There was a story earlier this month where a B.C. man was attacked by a black bear and saved himself by killing the bear by hitting it with a (big) stick. In the process he was badly mauled.
Jim West, 45, was out walking last Saturday morning with his two dogs near 70 Mile House, about halfway between Kamloops and Williams Lake, when he came face to face with an angry mother bear.
“I turned [when] I heard a grunt. All I saw was eyes full of hatred … I had no option … So I stuck my foot up and tried to kick her in the face,” he said.
The bear then attacked him, knocking him to the ground, and West soon found himself on the losing side of an ill-matched fight.
“I rolled onto my stomach and clasped my hands at the back of my neck. She tore into my skull at the back of my head, moved over and bit me on the left side of my body, on my ribs and left arm,” said West.

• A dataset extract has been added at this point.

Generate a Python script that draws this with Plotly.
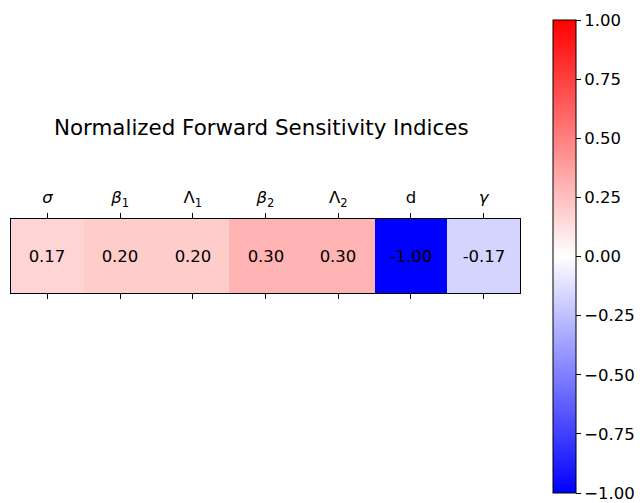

Knowing he would likely soon be dead unless he fought back, the injured West managed to get to his feet and picked up a stick about as thick as his arm.
You would think that would be the end of the story. Man is attacked by bear and successfully defends himself. Good human interest story. Too bad for the bear, especially as there were two cubs that had to be put down by Conservation Officers after the fact. But what are you going to do? Let the bear kill you? I think not.
As a matter of fact, that is apparently what some people think he should have done.
A B.C. man who clubbed a bear to death in self-defence is now defending himself from a smear campaign.
Jim West of 70 Mile House says angry animal-rights crusaders have been harassing him at home and impersonating him in e-mails to media outlets.
“I figure this is someone from PETA [People for the Ethical Treatment of Animals] because I’ve had some people tracking me down and giving me the gears,” said Mr. West, 45.
“I really hate that. I hate confrontations of any kind. I try to be as polite as possible. I’m sorry, but it was simply a life-or-death situation,” he said yesterday.
PETA spokesman Martin Mersereau denied any involvement in the smear campaign.
Since then, e-mails have been sent to The Province in Mr. West’s name, attempting to debunk his story.
In the e-mails, someone impersonating Mr. West says the dogs started the confrontation by chasing the bears up a tree. The e-mails go on to say that Mr. West stood below the tree, waiting to attack the bear when it came down.
But Mr. West is sticking to his story.
“I’m sorry that the cubs had to be put down. I’m sorry I had to kill that bear, but she wouldn’t be sorry if she had killed me,” he said.
Mr. West says he’s also been receiving phone calls.
“One woman asked me why I killed the bear and why I didn’t run away. Well, you can’t outrun a mother bear,” said Mr. West who is recovering from the 60 stitches to his skull, upper lip and left arm he received in the attack.
“It was a matter of survival and I’m sorry people are upset about it, but it was live or die.”
There are those who believe that man’s natural habitat is highrise apartments, paved parking lots and fast food restaurants. They believe that we should never venture into the backcountry and anyone who wanders into the bears “world” deserves what ever happens. In this scenario Mr. West was at fault for the bear’s attack simply because he was there. If he had stayed at home the bears would be alive and the world would be at one with itself.
Anyone who believes this is seriously out of touch with reality.
I feel sorry for those who never experience the world beyond the confines of paved roads and man made fences. There is always an element of risk when you step into natural country. As the saying goes, when you step into the backcountry you need to be aware that you are at the bottom end of the food chain.
Jim West elevated himself just a little bit above that line when he went tooth and nail against a determined and aggressive bear. He certainly has my respect.